Wealth preservation micro view = Martin Lewis
Wealth preservation macro view = buy gold, a water filter and a generator

Adam Bacon
Adam Bacon
2 years ago

Martin Lewis is adapting to a radically changing economic environment. I only occasionally refer to him, but may possibly do so more in times of economic hardship.

polidori redux
polidori redux
2 years ago

J.G. Ballard – Eerily prescient.
Read his works and see your future.

Douglas H
Douglas H
2 years ago

Dude, we never left the Age of Scarcity!

jane baker
jane baker
2 years ago

Back in the 1970s,1980s,even the 1990s we had l a plethora of consumer advice shows,on evening prime time to,we were consumers we had rights. We don’t have those shows now,not mainstream and they don’t have the clout that Esther Rantzen exercised. That’s because they no longer need us en masse to be consumers and we don’t have rights.
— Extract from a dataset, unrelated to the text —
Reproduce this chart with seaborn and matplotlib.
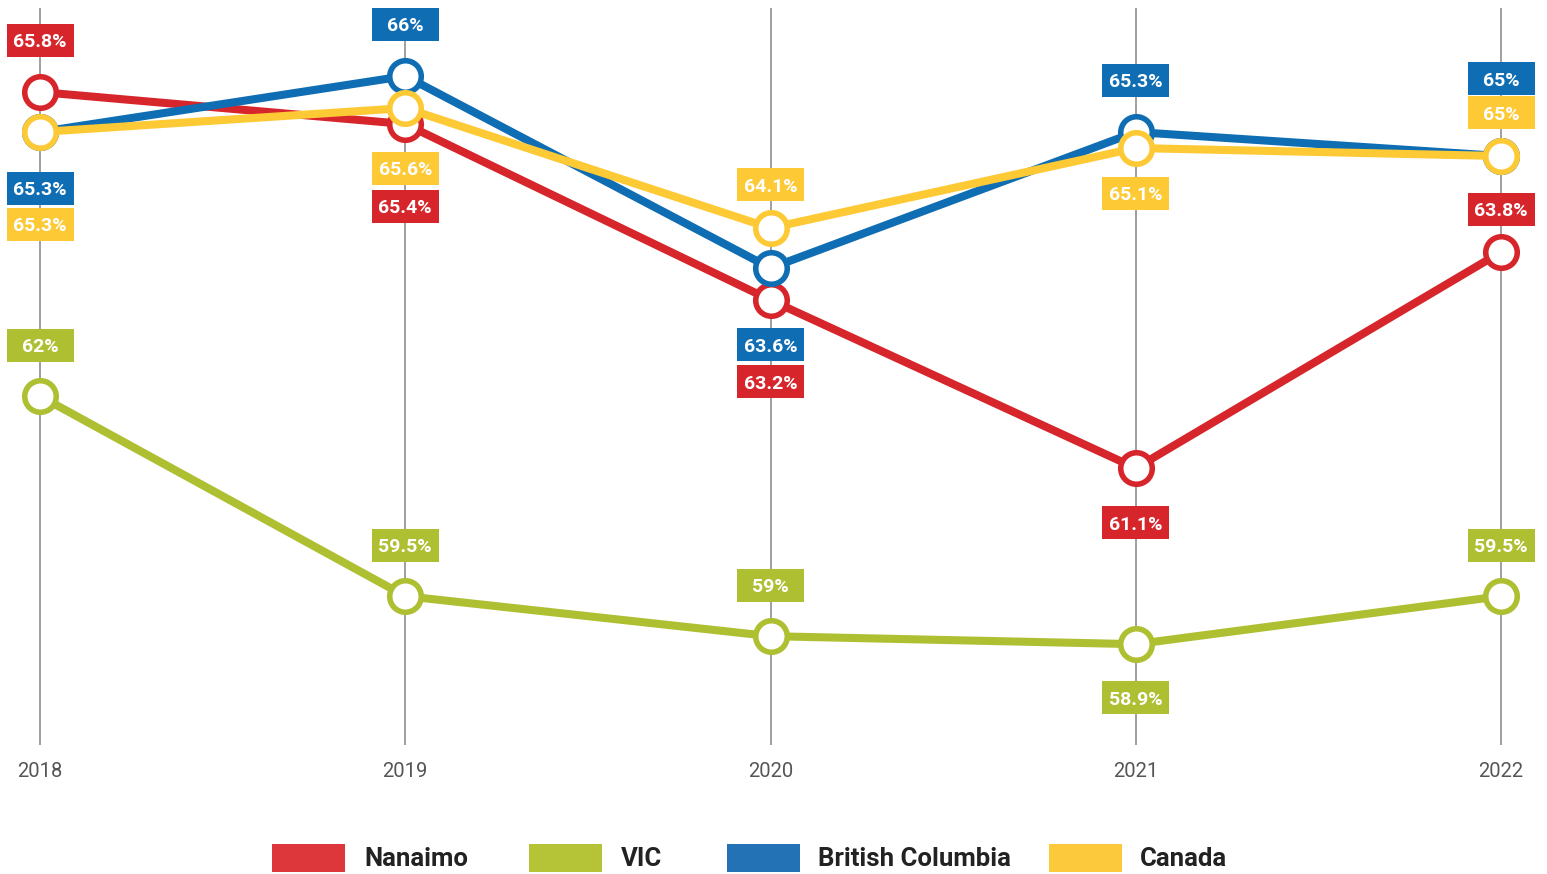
import matplotlib
matplotlib.use("Agg")
import matplotlib.pyplot as plt
import matplotlib.patches as mpatches
from matplotlib.transforms import IdentityTransform
import seaborn as sns
import pandas as pd

years = [2018, 2019, 2020, 2021, 2022]
series_names = ["Nanaimo", "VIC", "British Columbia", "Canada"]
nanaimo = [65.8, 65.4, 63.2, 61.1, 63.8]
vic = [62.0, 59.5, 59.0, 58.9, 59.5]
british_columbia = [65.3, 66.0, 63.6, 65.3, 65.0]
canada = [65.3, 65.6, 64.1, 65.1, 65.0]
value_labels = {
    "Nanaimo": ["65.8%", "65.4%", "63.2%", "61.1%", "63.8%"],
    "VIC": ["62%", "59.5%", "59%", "58.9%", "59.5%"],
    "British Columbia": ["65.3%", "66%", "63.6%", "65.3%", "65%"],
    "Canada": ["65.3%", "65.6%", "64.1%", "65.1%", "65%"],
}

# styling / layout
line_colors = {"Nanaimo": "#D7262B", "VIC": "#AFBF32",
               "British Columbia": "#0F6DB3", "Canada": "#FDC934"}
legend_colors = {"Nanaimo": "#DD373C", "VIC": "#B5C337",
                 "British Columbia": "#2272B5", "Canada": "#FDC93C"}
# label centre offsets in pixels (positive = below the point)
label_offsets = {
    "Nanaimo": [-52, 82, 81.5, 54.5, -43],
    "VIC": [-51, -51, -51, 53.5, -51],
    "British Columbia": [56, -52, 76.5, -52, -77.5],
    "Canada": [92, 60, -43.5, 45, -43.5],
}

values = {"Nanaimo": nanaimo, "VIC": vic,
          "British Columbia": british_columbia, "Canada": canada}
df = pd.concat([pd.DataFrame({"year": years, "value": values[n], "series": n})
                for n in series_names], ignore_index=True)

sns.set_theme(style="white")
plt.rcParams["font.family"] = ["Roboto", "DejaVu Sans"]

W, H = 1547, 874
fig = plt.figure(figsize=(W / 100, H / 100), dpi=100)
ax = fig.add_axes([0, (H - 745) / H, 1, (745 - 8) / H])

for i, name in enumerate(series_names):
    c = line_colors[name]
    sns.lineplot(data=df[df["series"] == name], x="year", y="value", ax=ax,
                 color=c, lw=5.8, marker="o", markersize=22.7,
                 markerfacecolor="white", markeredgecolor=c,
                 markeredgewidth=4, zorder=3 + i, legend=False)

pxyr = (1501 - 40) / 4
ax.set_xlim(2018 - 40 / pxyr, 2022 + 46 / pxyr)
ax.set_ylim(57.64, 66.85)
ax.set_xticks(years)
ax.set_xticklabels([str(y) for y in years], fontsize=14.5, color="#555555")
ax.set_yticks([])
ax.set_xlabel("")
ax.set_ylabel("")
ax.tick_params(axis="x", length=0, pad=12)
ax.grid(axis="x", color="#8f8f8f", lw=1.2)
ax.grid(axis="y", visible=False)
ax.set_axisbelow(True)
for s in ax.spines.values():
    s.set_visible(False)

# value labels as fixed-size boxes
bw, bh = 67, 33
for name in series_names:
    for j, yr in enumerate(years):
        px, py = ax.transData.transform((yr, values[name][j]))
        cy = py - label_offsets[name][j]
        fig.add_artist(mpatches.Rectangle((px - bw / 2, cy - bh / 2), bw, bh,
                                          transform=IdentityTransform(),
                                          facecolor=line_colors[name],
                                          edgecolor="none", zorder=10))
        fig.text(px, cy, value_labels[name][j], transform=IdentityTransform(),
                 ha="center", va="center_baseline", color="white",
                 fontsize=14, fontweight="bold", zorder=11)

# legend
leg_patch_x = [272, 529, 727, 1049]
leg_text_x = [364, 621, 818, 1140]
for name, px, tx in zip(series_names, leg_patch_x, leg_text_x):
    fig.add_artist(mpatches.Rectangle((px, H - 872), 73, 28,
                                      transform=IdentityTransform(),
                                      facecolor=legend_colors[name],
                                      edgecolor="none"))
    fig.text(tx, H - 857, name, transform=IdentityTransform(), ha="left",
             va="center_baseline", color="#222222", fontsize=18.5,
             fontweight="bold")

fig.savefig("out.png", dpi=100)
I was never into the ideology of “consumerism” or “retail therapy”,what’s therapeutic about the equivalent of throwing your money down the toilet,or rather transferring it into someone else’s bank account. But I did and do buy things for the practical reason I can’t make most of the things I need in everyday life and it takes months to grow veg for food.
So I already know what it’s like to “own nothing and be happy! – they,THEY,are fixing the system so there is no smart way round it. I think we should all create small,best keep then small,chains of people we know with whom we trade and barter informally. Of course there is risks with that. A lifelong friend might rip you off or you are doing all the giving and they are doing all the taking. Like bookies we’d have no legal right of enforcement so choose your friends well.

Liam O'Mahony
Liam O'Mahony
2 years ago
Reply to  jane baker

Here’s a simple fact re bartering (or using local ‘scrip’ ie cash accepted only in your locality).. if everyone spent all their money in their own community, all the money will still be in that community. Then go and spend it again ‘normally’ outside the community. Everyone in that community is twice as well off, overnight! QED. ‘bet Martin Lewis never thought of that!